大統領令をめぐり争われる合衆国憲法の条項
トランプ米大統領が出した、難民の受け入れや、中東・アフリカ7カ国の国民の入国を一時禁止する大統領令をめぐり、訴訟が次々に起こされている。訴えた側は「不当な差別。違憲だ」と主張する一方、政府は入国許可の権限は大統領にあると反論する。違憲か大統領の権限か、訴訟の行方はどちらに軍配が上がるのかにかかっている。
特集:トランプ米大統領
マサチューセッツ州のマウラ・ヒーリー司法長官は1月31日、大統領令について「国家の安全保障ではなく、反イスラム感情に基づいている」として、無効を求める訴訟に参加すると表明した。
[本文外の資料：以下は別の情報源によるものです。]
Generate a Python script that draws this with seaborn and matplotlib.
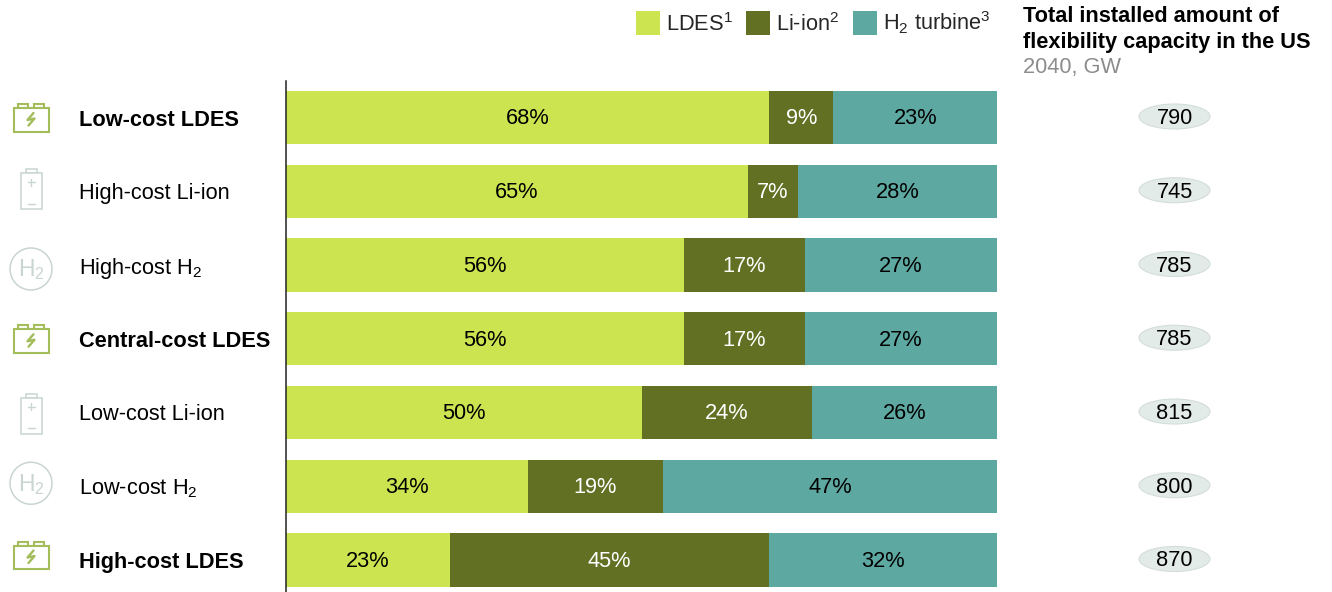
import numpy as np
import pandas as pd
import seaborn as sns
import matplotlib
matplotlib.use("Agg")
import matplotlib.pyplot as plt
from matplotlib.patches import Rectangle, Ellipse, Circle, Patch

scenarios = ["Low-cost LDES", "High-cost Li-ion", "High-cost H$_2$", "Central-cost LDES",
             "Low-cost Li-ion", "Low-cost H$_2$", "High-cost LDES"]
icons = ["ldes", "liion", "h2", "ldes", "liion", "h2", "ldes"]
ldes = [68, 65, 56, 56, 50, 34, 23]
liion = [9, 7, 17, 17, 24, 19, 45]
h2 = [23, 28, 27, 27, 26, 47, 32]
totals = [790, 745, 785, 785, 815, 800, 870]
legend_labels = ["LDES$^1$", "Li-ion$^2$", "H$_2$ turbine$^3$"]

GREEN = "#cde451"
OLIVE = "#627024"
TEAL = "#5ea8a2"
ICON_GREEN = "#a3bd5a"
ICON_GREY = "#c9d5d1"

sns.set_theme(style="white")
plt.rcParams["font.family"] = ["Liberation Sans", "DejaVu Sans"]
plt.rcParams["mathtext.fontset"] = "custom"
plt.rcParams["mathtext.rm"] = "Liberation Sans"
plt.rcParams["mathtext.default"] = "rm"

W, H = 1332, 592
FS = 15.7
fig = plt.figure(figsize=(W / 100, H / 100), dpi=100)
fig.patch.set_facecolor("white")

# main bars, same layout as the source picture
ax = fig.add_axes([286 / W, 0, 711 / W, (592 - 81) / H])
df = pd.DataFrame({"scenario": scenarios, "ldes": ldes, "liion": liion, "h2": h2})
df["c1"] = df["ldes"]
df["c2"] = df["ldes"] + df["liion"]
df["c3"] = df["c2"] + df["h2"]

# stacked look: longest bar first, shorter ones on top
for col, colour in [("c3", TEAL), ("c2", OLIVE), ("c1", GREEN)]:
    sns.barplot(data=df, x=col, y="scenario", color=colour, width=0.72,
                saturation=1, linewidth=0, ax=ax)

ax.set_xlim(0, 100)
ax.set_ylim((592 - 117.5) / 73.75, (81 - 117.5) / 73.75)
ax.set_xlabel("")
ax.set_ylabel("")
ax.set_xticks([])
sns.despine(ax=ax, top=True, right=True, bottom=True)
ax.spines["left"].set_color("#222222")
ax.spines["left"].set_linewidth(1.1)
ax.tick_params(axis="y", length=0, pad=(286 - 79) * 0.72, labelsize=FS, colors="black")
for lab, name in zip(ax.get_yticklabels(), scenarios):
    lab.set_ha("left")
    lab.set_va("center_baseline")
    if "LDES" in name:
        lab.set_fontweight("bold")

for i in range(len(scenarios)):
    yy = i + 0.02
    ax.text(ldes[i] / 2, yy, f"{ldes[i]}%", ha="center", va="center", fontsize=FS, color="black")
    ax.text(ldes[i] + liion[i] / 2, yy, f"{liion[i]}%", ha="center", va="center", fontsize=FS, color="white")
    ax.text(ldes[i] + liion[i] + h2[i] / 2, yy, f"{h2[i]}%", ha="center", va="center", fontsize=FS, color="black")

# overlay in pixels for icons, pills and the header
ov = fig.add_axes([0, 0, 1, 1], facecolor="none")
ov.set_xlim(0, W)
ov.set_ylim(H, 0)
ov.axis("off")


def draw_ldes(cy):
    lw = 1.5
    for x0 in (17.7, 34.2):
        ov.add_patch(Rectangle((x0, cy - 13.5), 9.8, 4, fc="none", ec=ICON_GREEN, lw=lw))
    ov.add_patch(Rectangle((13.5, cy - 9.5), 35, 23.5, fc="white", ec=ICON_GREEN, lw=lw))
    ov.plot([33.5, 27.5, 34.5, 28.5], [cy - 4.5, cy + 2.5, cy + 1, cy + 8], color=ICON_GREEN, lw=1.7)


def draw_liion(cy):
    ov.add_patch(Rectangle((25.5, cy - 22), 11, 4, fc="none", ec=ICON_GREY, lw=1.1))
    ov.add_patch(Rectangle((20.5, cy - 18), 21.5, 36, fc="white", ec=ICON_GREY, lw=1.1))
    ov.plot([27.5, 34.5], [cy - 9, cy - 9], color=ICON_GREY, lw=1)
    ov.plot([31, 31], [cy - 12.5, cy - 5.5], color=ICON_GREY, lw=1)
    ov.plot([27.5, 34.5], [cy + 12.5, cy + 12.5], color=ICON_GREY, lw=1)


def draw_h2(cy):
    ov.add_patch(Circle((31, cy + 2), 21, fc="white", ec=ICON_GREY, lw=1.1))
    ov.text(31, cy + 3, "H$_2$", ha="center", va="center", fontsize=16.5, color=ICON_GREY)


draw_icon = {"ldes": draw_ldes, "liion": draw_liion, "h2": draw_h2}
# the icons do not sit at the same height in every row
icon_shift = [0, 0, 2, 0, 3, -5, -5]
for i, kind in enumerate(icons):
    cy = 117.5 + 73.75 * i
    draw_icon[kind](cy + icon_shift[i])
    ov.add_patch(Ellipse((1174.5, cy - 1), 71, 25, fc="#e3ebe8", ec="#d3ddd9", lw=0.8))
    ov.text(1174.5, cy + 1, str(totals[i]), ha="center", va="center", fontsize=FS, color="black")

ov.text(1023, 16.5, "Total installed amount of", fontsize=FS, fontweight="bold", va="center", color="black")
ov.text(1023, 42.5, "flexibility capacity in the US", fontsize=FS, fontweight="bold", va="center", color="black")
ov.text(1023, 68, "2040, GW", fontsize=FS, va="center", color="#8c8c8c")

handles = [Patch(fc=c, ec="none") for c in (GREEN, OLIVE, TEAL)]
fig.legend(handles, legend_labels, ncol=3, frameon=False, fontsize=FS,
           loc="center left", bbox_to_anchor=(636 / W, 1 - 23 / H), borderaxespad=0, borderpad=0,
           handlelength=1.1, handleheight=1.32, handletextpad=0.28, columnspacing=0.62)

fig.savefig("out.png", dpi=100)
ニューヨーク、バージニア各州の司法長官も同調し、動きは全米に広がっている。
ヒーリー氏は「出身国や信仰で差別しており、憲法の平等原則に反している」と指摘。永住権や米国へのビザを所持している人の権利を奪っており、「法の適正な過程」が取られていないとも強調している。
対するトランプ氏は、「イスラム教徒の入国禁止ではない」と反論。政府高官は「米国は主権国家であり、いかなる個人であろうと入国を認めるまでの義務はない」と強調する。誰が米国に入国して良いかを決めるのは大統領が持つ権限だ、との主張だ。
大統領令の正当性を示す根拠として「特定の外国人の入国が米国の国益に反する場合、大統領は必要と判断する期間にわたって入国を停止することができる」と法律に規定されていることを挙げる。有効なビザを持っていても入国が保障されるわけではないことを、国務省が以前から公言していることも補強材料だ。